ーー具体的な目標があれば教えてください。

古賀健太郎:
次の9カ年計画では、グループ全体で従業員1000人、7社体制を目指します。その達成のため、M&Aも視野に入れつつ、グループの規模を拡大していく計画です。また、外国籍人材の登用や、時間的な制約でフルタイムで働けない主婦/主夫やシニアの方々がIT業界で活躍できるような仕組みづくりにも、これから挑戦していきたいと考えています。

ーーどのような方々と一緒に働きたいとお考えですか。

古賀健太郎:
自らの「やりたいこと」を見つけ、それに向かって学び、挑戦し続けられる方と一緒に働きたいです。ただ、一人で成し遂げられることには限界があります。だからこそ、私たちの価値観でもある「人と人とのつながり」を大切にし、チームで目標を達成することに喜びを感じられる人が、弊社には合っていると思います。

ーー最後に、この記事の読者である若い世代へメッセージをお願いします。

古賀健太郎:
まずは、自分が本当に「やりたいこと」を見つけて、それに挑戦してほしいです。儲かりそうだからという理由だけで始めたことは、困難にぶつかったときに乗り越えられません。しかし、誰かの役に立ちたいというような純粋な思いがあれば、本気になれるうえ、どんな壁も越えていけるはずです。一人でできることには限界があるため、仲間を、そして人を大切にすることを忘れないでください。

編集後記

「社長の仕事は人を集め、夢を見せること」と語る古賀氏。その言葉通り、自ら全国を飛び回り学生に語りかけ、社員一人ひとりの声に耳を傾ける。その情熱の源泉は、「やりたいこと」への純粋な探究心と、仲間を大切にする温かい心にあるのだろう。

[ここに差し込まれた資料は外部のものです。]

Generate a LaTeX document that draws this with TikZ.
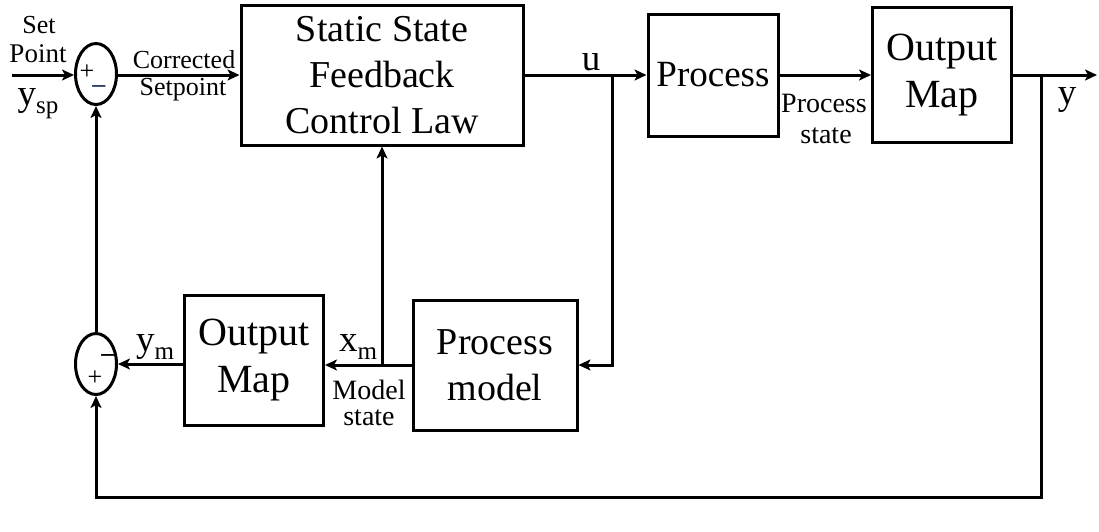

トップダウンで築かれた強固な事業基盤に、ボトムアップで育まれた社員の主体性が融合したとき、同社はIT業界に新たな価値を生み出すエコシステムの中核となるに違いない。セントラルソフトの次なる挑戦から目が離せない。

古賀健太郎/1981年東京都生まれ。大学卒業後、2004年にセントラルソフトに入社し、SEとして銀行システムの開発を経験。2008年から営業・管理職に従事し、2013年に取締役就任。2017年に中央大学大学院戦略研究科を卒業しMBAを取得。2017年6月に代表取締役社長に就任。